Although Medicare does cover a wide range of healthcare aspects, it does not include most dental care and hearing aids. While dental checkups may become part and parcel of your life in retirement, statistics show that approximately 25% of people aged 65-74 and 50% of those who are 75 or older have disabling hearing loss. So, if these health concerns happen to grip you in your declining years, you can expect your overall healthcare costs to swell up.

Another healthcare issue you need to keep in mind is long-term care (not included in Medicare), i.e., when you are no longer able to function on your own and need help with day-to-day tasks such as eating, dressing, bathing etc. Per the U.S. Department of Health and Human Services, a 65-year-old has an approximately 70% chance of requiring some sort of long-term care in their later years. A prolonged period of assisted living is likely not very appealing, and the costs associated with it can have a heavy bearing on their retirement budget. One way to avoid the exorbitant costs would be to buy a long-term care insurance policy before you hit retirement age.

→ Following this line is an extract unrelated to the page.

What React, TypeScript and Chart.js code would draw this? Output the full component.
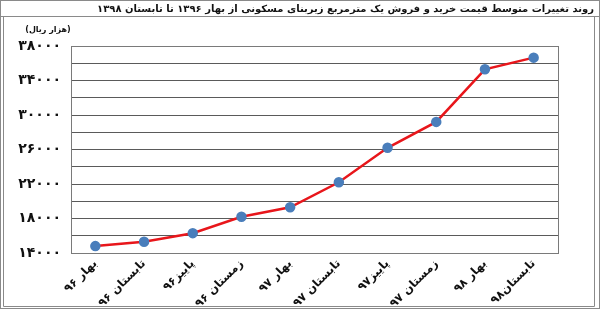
import React, { useEffect, useRef } from "react";
import { Chart, registerables } from "chart.js";

Chart.register(...registerables);

const titleText = "روند تغییرات متوسط قیمت خرید و فروش یک مترمربع زیربنای مسکونی از بهار ۱۳۹۶ تا تابستان ۱۳۹۸";
const unitText = "(هزار ریال)";
const categories = ["بهار ۹۶", "تابستان ۹۶", "پاییز۹۶", "زمستان ۹۶", "بهار ۹۷", "تابستان ۹۷", "پاییز۹۷", "زمستان ۹۷", "بهار ۹۸", "تابستان۹۸"];
const prices = [14800, 15300, 16300, 18200, 19300, 22200, 26200, 29200, 35300, 36650];
const yMin = 14000;
const yMax = 38000;
const gridStep = 2000;
const labelStep = 4000;

const faDigits = "۰۱۲۳۴۵۶۷۸۹";
const toFa = (n: number) => String(n).replace(/\d/g, (d) => faDigits[+d]);

const framePlugin = {
  id: "frame",
  afterDraw(chart: any) {
    const ctx = chart.ctx as CanvasRenderingContext2D;
    const { left, right, top, bottom } = chart.chartArea;
    ctx.save();
    ctx.strokeStyle = "#8a8a8a";
    ctx.lineWidth = 1;
    ctx.strokeRect(0.5, 0.5, 599, 308);
    ctx.beginPath();
    ctx.moveTo(0, 16.5);
    ctx.lineTo(600, 16.5);
    ctx.stroke();
    ctx.beginPath();
    ctx.moveTo(3.5, 16.5);
    ctx.lineTo(3.5, 306.5);
    ctx.lineTo(594.5, 306.5);
    ctx.lineTo(594.5, 16.5);
    ctx.stroke();
    ctx.strokeStyle = "#7a7a7a";
    ctx.strokeRect(Math.round(left) + 0.5, Math.round(top) + 0.5, Math.round(right - left), Math.round(bottom - top));
    ctx.fillStyle = "#111";
    ctx.font = "bold 10px 'DejaVu Sans'";
    ctx.direction = "rtl";
    ctx.textAlign = "right";
    ctx.textBaseline = "middle";
    ctx.fillText(titleText, 594, 9);
    ctx.font = "bold 8px 'DejaVu Sans'";
    ctx.textAlign = "center";
    ctx.fillText(unitText, 48, 30);
    ctx.restore();
  },
};

export default function App() {
  const ref = useRef<HTMLCanvasElement>(null);
  useEffect(() => {
    document.body.style.margin = "0";
    const chart = new Chart(ref.current!, {
      type: "line",
      data: {
        labels: categories,
        datasets: [
          {
            data: prices,
            borderColor: "#e8161b",
            borderWidth: 2.5,
            pointBackgroundColor: "#4a7ebb",
            pointBorderColor: "#4a7ebb",
            pointRadius: 4,
            tension: 0,
          },
        ],
      },
      options: {
        animation: false,
        responsive: true,
        maintainAspectRatio: false,
        layout: { padding: { left: 0, right: 42, top: 46, bottom: 0 } },
        plugins: { legend: { display: false }, tooltip: { enabled: false } },
        scales: {
          x: {
            offset: true,
            grid: { display: false, drawTicks: false },
            border: { display: false },
            ticks: {
              autoSkip: false,
              maxRotation: 45,
              minRotation: 45,
              padding: 4,
              color: "#111",
              font: { family: "'DejaVu Sans'", weight: "bold", size: 11.5 },
            },
            afterFit(scale: any) {
              scale.height = 56;
            },
          },
          y: {
            min: yMin,
            max: yMax,
            grid: { color: "#5a5a5a", lineWidth: 1, drawTicks: false },
            border: { display: false },
            ticks: {
              autoSkip: false,
              stepSize: gridStep,
              padding: 10,
              color: "#111",
              font: { family: "'DejaVu Sans'", weight: "bold", size: 14 },
              callback: (v: any) => ((v - yMin) % labelStep === 0 ? toFa(v) : ""),
            },
            afterFit(scale: any) {
              scale.width = 71;
            },
          },
        },
      },
      plugins: [framePlugin],
    });
    return () => chart.destroy();
  }, []);
  return (
    <div style={{ width: 600, height: 309, position: "relative" }}>
      <canvas ref={ref} />
    </div>
  );
}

Moreover, to tackle overall healthcare costs, a good idea is to contribute to a health savings account (HSA) in your working years as these are highly tax advantaged. The contributions you make will be deducted from your taxable income and your earnings will grow tax free. To add to it, you can even make tax free withdrawals for qualified healthcare expenses. However, you need to have a high-deductible healthcare plan in place to be eligible to put your money in an HSA.

Housing: Data from several sources have shown that housing expenses occupy the lion’s share of household expenditures throughout a person’s lifetime. Although an analysis of the Bureau of Labor Department’s consumer expenditure survey data for 2017 shows a steady decline in average annual housing expenses as a person ages, the individual numbers are quite massive when compared to expenses on other items.

For instance, average annual housing expenditures for people under the age of 55 stands at $19,220. The same for people within the age group of 55-64 slides to $17,397 and further to $15,223 for those in the age group of 65-74. Meanwhile, those individuals above the age of 75 spend approximately $13,190 on housing.

The down-trending figures reflect that retirees are perhaps well prepared to overcome the hefty costs associated with housing through downsizing or relocating to more economical places within the country or abroad. Another factor that supports the decline in housing costs is that retirees are most likely to have paid off their mortgage.

So, what accounts for the inflated figures? Despite moving to a smaller apartment in a cheaper locale and paying off your mortgage on time, costs associated with property taxes, insurance, utilities, repairs and maintenance are inevitable and these can be quite overwhelming.

Taxes: Taxes are pretty much unavoidable, even in retirement. The biggest source of retirement income — social security — is taxable in most cases up to 85% of the benefit. Moreover, income from traditional 401(k) or IRA accounts will be taxed at the regular income tax rate. Even your pension income will not be free from taxation.

You can expect to not be taxed on social security benefits if that is your sole source of income. Also, if you have money stacked in Roth retirement accounts, you can get tax-free withdrawals since these were funded with post tax dollars. However, the account must be open for at least five years before you are eligible for it.

As most Americans have several sources of retirement income, heavy tax expenses in retirement is quite the norm. But there are various ways in which you can reduce your tax bills in retirement. One such way is to convert your traditional 401(k) or IRA accounts into a Roth IRA, which does not tax your withdrawals. Also, traditional 401(k)s and IRAs require you to take the required minimum distribution (RMD) past the age of 70 ½, under which you will be taxed on the amount withdrawn. However, Roth IRAs do not involve RMDs.